Permasalahan Tingkat pengangguran di indonesia sangat berkaitan erat dengan tingkat pendidikan. Apabila tingkat pendidikan suatu negara tinggi maka tingkat pengangguran pun akan rendah. Seperti dinegara – negara eropa, mereka mewajibkan warganya untuk wajib belajar sampai dengan perguruan tinggi. Hasilnya tinggkat pengangguran pun rendah dan produktivitas penduduknya  tinggi. Hal ini tentu akan berdampak baik bagi pertumbuhan perekonomian di negaranya. Hal tersebut sayangnya sangat bertolak  belakang dengan sistem  yang diterapkan  di Indonesia. Pemerintah hanya mewajibkan wajib belajar selama 9 tahun. Artinya pendidikan yang harus ditempuh sampai dengan sekolah menengah pertama (SMP). Padahal dalam pengelompokan tingkat pendidikan, tingkat SMP dan dibawahnya dikelompokkan kedalam angkatan kerja kurang terdidik. Bagaimana tingkat pengangguran akan rendah jika tenaga kerjanya saja secara umum kurang terdidik. Hal inilah kemudian yang akan berpengaruh pada besarnya tingkat pengangguran yang ada di indonesia.
Pemerintah dalam upaya mengatasi tinggkat pengangguran yang semakin akut  ini maka perlu langkah yang tepat dan cepat sehingga diharapkan nantinya dapat bermanfaat bagi masyarakat dan juga bagi negaranya. Untuk menyiapkan tenaga kerja yang berkualitas dan dapat bersaing maka sebaiknya pemerintah melalui dinas pendidikan sebaiknya merubah kurikulum sekolah yang ada. Dengan adanya sekolah -sekolah berbasis kejuruan tentu akan membantu para pelajar dalam menyiapkan kemampuannya untuk melamar kerja sesuai kualivikasinya.
Pemerintah melalui DIKTI telah menetapkan untuk lulusan SI,S2, dan S3 diwajibkan harus membuat jurnal ilmiah dengan alasan untuk meningkatkan kualitas dan memekan jumlah pengangguran. Keputusan tersebut menimbulkan pro dan kontra. Ada yang setuju dengan alasan karena hal tersebut  dapat memajukan  pendidikan indonesia dimata negara negara tetangga yang telah lama telah memetapkan kebijakan tersebut. Banyak juga pihak yang kontra terhadap keputusan dirgen dikti tersebut karena selama ini skripsi dan jurnal ilmiah yang telah terkumpul tidak direalisasikan dan hanya sebagai pajangan untuk melengkapi koleksi perpustakaan saja. Hal ini menimbulkan keengganan mahasiswa dalam melaksanakan kewajibannya tersebut. Bagi mereka jurnal ilmiah hanya menambah beban mereka saja. Padahal skripsi sudah sangat membebankan apalagi ditambah jurnal umum yang di publikasikan memiliki kuota yang terbatas.
Dengan berbagai permasalahan diatas maka penulis merasa tertarik untuk membahas mengenai keterkaitan antara tingkat pendidikan  dengan semakin banyaknya tingkat pengangguran di Indonesia.

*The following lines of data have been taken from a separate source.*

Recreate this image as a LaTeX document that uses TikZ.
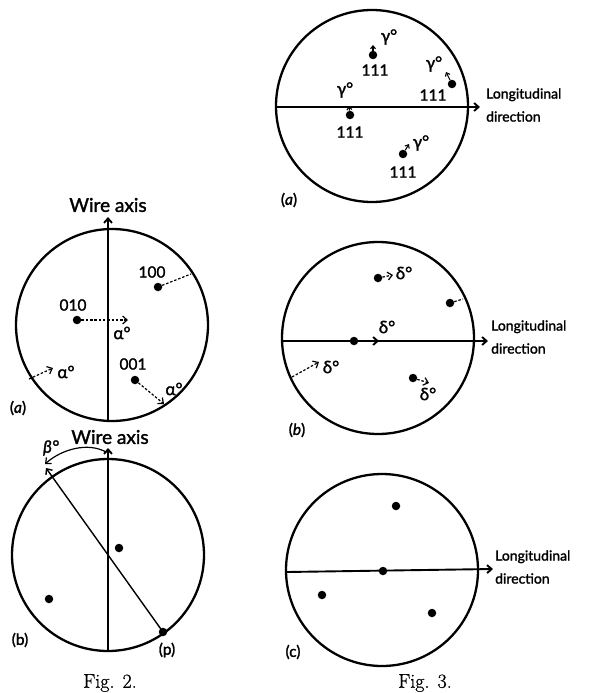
\documentclass[tikz,border=0pt]{standalone}
\usepackage{fontspec}
\newfontfamily\lab{Lato}[FakeBold=1.6]
\newfontfamily\figf{Latin Modern Roman}[FakeBold=0.8]
\usetikzlibrary{arrows.meta}
\begin{document}
\begin{tikzpicture}[x=1pt,y=-1pt,
  ring/.style={draw,circle,line width=2.3pt,inner sep=0pt,minimum size=192pt},
  dot/.style={circle,fill,inner sep=0pt,minimum size=8.5pt},
  axisline/.style={line width=1.9pt},
  thinline/.style={line width=1.4pt},
  arr/.style={-{Straight Barb[length=4.5pt,width=8pt]}},
  sarr/.style={-{Straight Barb[length=3pt,width=5pt]},line width=1.1pt},
  dsh/.style={dash pattern=on 2.5pt off 1.8pt,line width=1.2pt},
  big/.style={font=\lab\fontsize{19}{21}\selectfont,inner sep=0pt},
  lbl/.style={font=\lab\fontsize{15.5}{17}\selectfont,inner sep=0pt},
  lng/.style={font=\lab\fontsize{14}{23}\selectfont,inner sep=0pt,align=left,anchor=west},
  grk/.style={font=\lab\fontsize{17}{19}\selectfont,inner sep=0pt},
  fig/.style={font=\figf\fontsize{20}{22}\selectfont,inner sep=0pt}]
\useasboundingbox (0,0) rectangle (597,693);

% ---------------- Fig. 2 (a)
\node[ring] (A) at (112,325) {};
\coordinate (Abot) at (108,422);
\coordinate (Atop) at (108,217);
\draw[axisline,arr] (Abot) -- (Atop);
\node[big] (wa1) at (108,205) {Wire axis};
\node[dot] (p010) at (77,320) {};
\node[lbl] (l010) at (73,305) {010};
\coordinate (a1) at (128,320);
\draw[dsh,arr] (p010) -- (a1);
\node[grk] (al1) at (122,333) {α°};
\node[dot] (p100) at (158,287) {};
\node[lbl] (l100) at (152,272) {100};
\coordinate (c100) at (191,274);
\draw[dsh] (p100) -- (c100);
\coordinate (c2) at (29,379);
\coordinate (a2) at (53,368);
\draw[dsh,arr] (c2) -- (a2);
\node[grk] (al2) at (66,372) {α°};
\node[dot] (p001) at (135,380) {};
\node[lbl] (l001) at (133,364) {001};
\coordinate (a3) at (164,404);
\draw[dsh,arr] (p001) -- (a3);
\node[grk] (al3) at (174,389) {α°};
\node[lbl] (la) at (18,408) {(\textit{a})};

% ---------------- Fig. 2 (b)
\node[ring] (B) at (108,555) {};
\coordinate (Bbot) at (108,651);
\coordinate (Btop) at (108,448);
\draw[axisline,arr] (Bbot) -- (Btop);
\node[big] (wa2) at (110,437) {Wire axis};
\node[dot] (pp) at (163,632) {};
\coordinate (Btip) at (46,468);
\draw[thinline,arr] (pp.center) -- (Btip);
\coordinate (bs) at (106,452);
\coordinate (be) at (45,464);
\draw[line width=1.2pt,arr] (bs) .. controls (88,442) and (62,449) .. (be);
\node[grk] (beta) at (51,448) {\itshape β°};
\node[dot] (q1) at (119,548) {};
\node[dot] (q2) at (49,599) {};
\node[lbl] (lp) at (167,650) {(p)};
\node[lbl] (lb) at (20,640) {(b)};
\node[fig] (f2) at (110,683) {Fig. 2.};

% ---------------- Fig. 3 (a)
\node[ring] (Ca) at (372,106) {};
\coordinate (CaL) at (277,107);
\coordinate (CaR) at (480,107);
\draw[axisline,arr] (CaL) -- (CaR);
\node[lng] (ld1) at (486,105) {Longitudinal\\direction};
\node[dot] (g1) at (373,55) {};
\coordinate (g1t) at (373,45);
\draw[sarr] (g1) -- (g1t);
\node[lbl] (n1) at (375,70) {111};
\node[grk] (gm1) at (389,37) {γ°};
\node[dot] (g2) at (452,84) {};
\coordinate (g2t) at (446,72);
\draw[sarr] (g2) -- (g2t);
\node[lbl] (n2) at (433,95) {111};
\node[grk] (gm2) at (434,64) {γ°};
\node[dot] (g3) at (350,115) {};
\coordinate (g3t) at (349,106);
\draw[sarr] (g3) -- (g3t);
\node[lbl] (n3) at (350,132) {111};
\node[grk] (gm3) at (345,90) {γ°};
\node[dot] (g4) at (403,154) {};
\coordinate (g4t) at (409,144);
\draw[sarr] (g4) -- (g4t);
\node[lbl] (n4) at (403,172) {111};
\node[grk] (gm4) at (421,143) {γ°};
\node[lbl] (la3) at (289,200) {(\textit{a})};

% ---------------- Fig. 3 (b)
\node[ring] (Cb) at (378,338) {};
\coordinate (CbL) at (283,341);
\coordinate (CbR) at (488,341);
\draw[axisline,arr] (CbL) -- (CbR);
\node[lng] (ld2) at (491,337) {Longitudinal\\direction};
\node[dot] (d1) at (378,278) {};
\coordinate (d1t) at (393,275);
\draw[dsh,arr] (d1) -- (d1t);
\node[grk] (dl1) at (404,273) {δ°};
\node[dot] (d2) at (450,303) {};
\coordinate (d2c) at (463,299);
\draw[dsh] (d2) -- (d2c);
\node[dot] (d3) at (354,341) {};
\coordinate (d3t) at (379,341);
\draw[axisline,arr] (d3) -- (d3t);
\node[grk] (dl3) at (387,327) {δ°};
\coordinate (d4c) at (292,377);
\coordinate (d4t) at (319,362);
\draw[dsh,arr] (d4c) -- (d4t);
\node[grk] (dl4) at (331,367) {δ°};
\node[dot] (d5) at (413,378) {};
\coordinate (d5t) at (429,383);
\draw[dsh,arr] (d5) -- (d5t);
\node[grk] (dl5) at (428,394) {δ°};
\node[lbl] (lb3) at (297,430) {(\textit{b})};

% ---------------- Fig. 3 (c)
\node[ring] (Cc) at (382,570) {};
\coordinate (CcL) at (287,572);
\coordinate (CcR) at (493,569);
\draw[axisline,arr] (CcL) -- (CcR);
\node[lng] (ld3) at (495,567) {Longitudinal\\direction};
\node[dot] (e1) at (396,506) {};
\node[dot] (e2) at (383,571) {};
\node[dot] (e3) at (322,595) {};
\node[dot] (e4) at (432,613) {};
\node[lbl] (lc) at (293,652) {(c)};
\node[fig] (f3) at (425,683) {Fig. 3.};
\end{tikzpicture}
\end{document}
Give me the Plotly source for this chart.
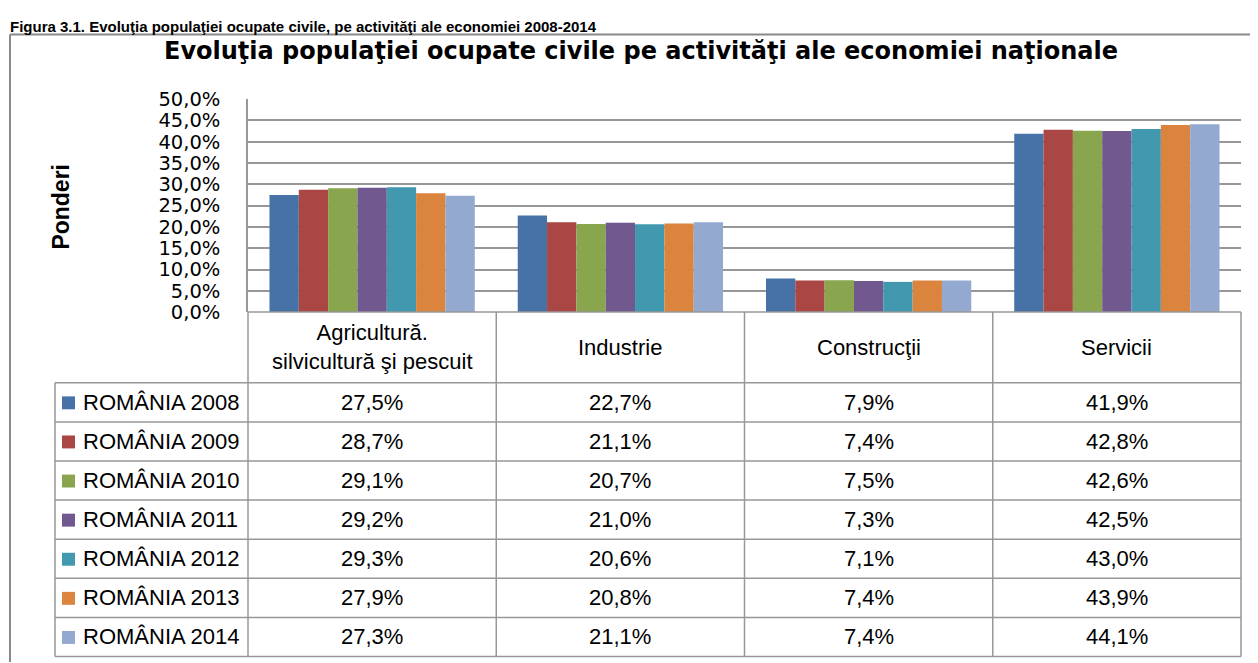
import plotly.graph_objects as go

# Empirical placement of the figure in the photographed page:
# picture_x = 8 + fig_x ; picture_y = OFF_Y + SCALE_Y * fig_y
OFF_X, OFF_Y, SCALE_Y = 8, 16.5, 0.97
PIC_W, PIC_H = 1258, 663
W = PIC_W - OFF_X
H = round((PIC_H - OFF_Y) / SCALE_Y)

categories = ["Agricultură. silvicultură şi pescuit", "Industrie", "Construcţii", "Servicii"]
header_labels = ["Agricultură.<br>silvicultură şi pescuit", "Industrie", "Construcţii", "Servicii"]
series_names = ["ROMÂNIA 2008", "ROMÂNIA 2009", "ROMÂNIA 2010", "ROMÂNIA 2011",
                "ROMÂNIA 2012", "ROMÂNIA 2013", "ROMÂNIA 2014"]
v2008 = [27.5, 22.7, 7.9, 41.9]
v2009 = [28.7, 21.1, 7.4, 42.8]
v2010 = [29.1, 20.7, 7.5, 42.6]
v2011 = [29.2, 21.0, 7.3, 42.5]
v2012 = [29.3, 20.6, 7.1, 43.0]
v2013 = [27.9, 20.8, 7.4, 43.9]
v2014 = [27.3, 21.1, 7.4, 44.1]
series_values = [v2008, v2009, v2010, v2011, v2012, v2013, v2014]
colors = ["#4672A8", "#AA4643", "#89A54E", "#71588F", "#4198AF", "#DB843D", "#93A9CF"]
tick_vals = [0, 5, 10, 15, 20, 25, 30, 35, 40, 45, 50]
tick_text = ["0,0%", "5,0%", "10,0%", "15,0%", "20,0%", "25,0%", "30,0%", "35,0%", "40,0%", "45,0%", "50,0%"]


def X(x):
    """picture pixel x -> paper fraction"""
    return (x - OFF_X) / W


def Y(y):
    """picture pixel y (from top) -> paper fraction"""
    return 1 - ((y - OFF_Y) / SCALE_Y) / H


def fmt(v):
    return f"{v:.1f}".replace(".", ",") + "%"


PLOT_L, PLOT_R, PLOT_T, PLOT_B = 248, 1241, 97, 311
TABLE_L = 55
HEADER_B = 382
TABLE_BOTTOM = 657
GRID = "#979797"

fig = go.Figure()
for name, vals, c in zip(series_names, series_values, colors):
    fig.add_trace(go.Bar(x=categories, y=vals, name=name, marker=dict(color=c, line=dict(width=0))))

shapes = []
annotations = []

# outer chart frame (top and left edges visible)
FRAME_T, FRAME_L = 32, 10
shapes.append(dict(type="line", xref="paper", yref="paper", x0=X(FRAME_L), x1=1, y0=Y(FRAME_T), y1=Y(FRAME_T),
                   line=dict(color="#8a8a8a", width=2)))
shapes.append(dict(type="line", xref="paper", yref="paper", x0=X(FRAME_L), x1=X(FRAME_L), y0=0, y1=Y(FRAME_T),
                   line=dict(color="#8a8a8a", width=2)))

# table lines
col_x = [PLOT_L + i * (PLOT_R - PLOT_L) / 4 for i in range(5)]
n_rows = len(series_names)
row_h = (TABLE_BOTTOM - HEADER_B) / n_rows
for xx in col_x:
    shapes.append(dict(type="line", xref="paper", yref="paper", x0=X(xx), x1=X(xx), y0=Y(PLOT_B), y1=Y(TABLE_BOTTOM),
                       line=dict(color=GRID, width=1.5)))
shapes.append(dict(type="line", xref="paper", yref="paper", x0=X(TABLE_L), x1=X(TABLE_L), y0=Y(HEADER_B), y1=Y(TABLE_BOTTOM),
                   line=dict(color=GRID, width=1.5)))
shapes.append(dict(type="line", xref="paper", yref="paper", x0=X(PLOT_L), x1=X(PLOT_R), y0=Y(PLOT_B), y1=Y(PLOT_B),
                   line=dict(color=GRID, width=1.5)))
for r in range(n_rows + 1):
    yy = HEADER_B + r * row_h
    shapes.append(dict(type="line", xref="paper", yref="paper", x0=X(TABLE_L), x1=X(PLOT_R), y0=Y(yy), y1=Y(yy),
                       line=dict(color=GRID, width=1.5)))

TABLE_FONT = dict(family="Liberation Sans, Arial, sans-serif", size=22, color="#000000")

# header labels
for cat, lab in zip(categories, header_labels):
    annotations.append(dict(x=cat, xref="x", y=Y((PLOT_B + HEADER_B) / 2), yref="paper", text=lab, showarrow=False,
                            xanchor="center", yanchor="middle", font=TABLE_FONT, align="center"))

# rows: legend key + label + values
for r, (name, vals, c) in enumerate(zip(series_names, series_values, colors)):
    yc = HEADER_B + (r + 0.5) * row_h
    shapes.append(dict(type="rect", xref="paper", yref="paper", x0=X(62), x1=X(75), y0=Y(yc + 7), y1=Y(yc - 6),
                       fillcolor=c, line=dict(width=0)))
    annotations.append(dict(x=X(81), xref="paper", y=Y(yc), yref="paper", text=name, showarrow=False,
                            xanchor="left", yanchor="middle", font=TABLE_FONT))
    for cat, v in zip(categories, vals):
        annotations.append(dict(x=cat, xref="x", y=Y(yc), yref="paper", text=fmt(v), showarrow=False,
                                xanchor="center", yanchor="middle", font=TABLE_FONT))

# titles
annotations.append(dict(x=X(641), xref="paper", y=Y(49), yref="paper",
                        text="<b>Evoluţia populaţiei ocupate civile pe activităţi ale economiei naţionale</b>",
                        showarrow=False, xanchor="center", yanchor="middle",
                        font=dict(family="DejaVu Sans, sans-serif", size=24, color="#000000")))
annotations.append(dict(x=X(8), xref="paper", y=Y(24), yref="paper",
                        text="<b>Figura 3.1. Evoluţia populaţiei ocupate civile, pe activităţi ale economiei 2008-2014</b>",
                        showarrow=False, xanchor="left", yanchor="middle",
                        font=dict(family="Liberation Sans, Arial, sans-serif", size=15, color="#000000")))
annotations.append(dict(x=X(61), xref="paper", y=Y(205), yref="paper", text="<b>Ponderi</b>", textangle=-90,
                        showarrow=False, xanchor="center", yanchor="middle",
                        font=dict(family="Liberation Sans, Arial, sans-serif", size=23, color="#000000")))

fig.update_layout(
    width=W, height=H,
    margin=dict(l=0, r=0, t=0, b=0),
    paper_bgcolor="white", plot_bgcolor="white",
    barmode="group", bargap=0.173, bargroupgap=0,
    showlegend=False,
    shapes=shapes, annotations=annotations,
    xaxis=dict(domain=[X(PLOT_L), X(PLOT_R)], showticklabels=False, showgrid=False, zeroline=False,
               showline=False, fixedrange=True),
    yaxis=dict(domain=[Y(PLOT_B), Y(PLOT_T)], range=[0, 50], tickvals=tick_vals, ticktext=tick_text,
               showgrid=True, gridcolor=GRID, gridwidth=1.5, zeroline=False,
               showline=True, linecolor=GRID, linewidth=1.5, ticks="", ticklabelstandoff=22,
               tickfont=dict(family="DejaVu Sans, sans-serif", size=19.5, color="#000000")),
)

fig.write_html("out.html")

   II.            Rumusan Masalah

·         Bagaimana perkembangan tingkat pendidikan di indonesia ?
·         Seberapa besar tingkat pengangguran yang ada di indonesia ?
·         Apa saja kebijakan pemerintah indonesia dalam mengatasi pendidikan dan pengangguran ?
·         Apakah kebijakan pemerintah indonesia tersebut efektif dalam mengatasi masalah pendidikan dan pengangguran?


III.            Tinjauan Pustaka

·         Definisi Pengangguran
Menurut Wikipedia bahasa Indonesia menyatakan bahwa “Pengangguran atau tuna karya adalah istilah untuk orang yang tidak bekerja sama sekali, sedang mencari kerja, bekerja kurang dari dua hari selama seminggu, atau seseorang yang sedang berusaha mendapatkan pekerjaan yang layak. Pengangguran umumnya disebabkan karena jumlah angkatan kerja atau para pencari kerja tidak sebanding dengan jumlah lapangan kerja yang ada yang mampu menyerapnya. Pengangguran seringkali menjadi masalah dalam perekonomian karena dengan adanya pengangguran, produktivitas dan pendapatan masyarakat akan berkurang sehingga dapat menyebabkan timbulnya kemiskinan dan masalah-masalah social lainnya.

·         Definisi Pendidikan

Tingkat pendidikan adalah tahapan pendidikan yang ditetapkan berdasarkan tingkat perkembangan peserta didik. Tujuannya yang akan dicapai dan kemampuan yang dikembangkan (UU RI No. 20 tahun 2003 bab 1, pasal 1 ayat 8)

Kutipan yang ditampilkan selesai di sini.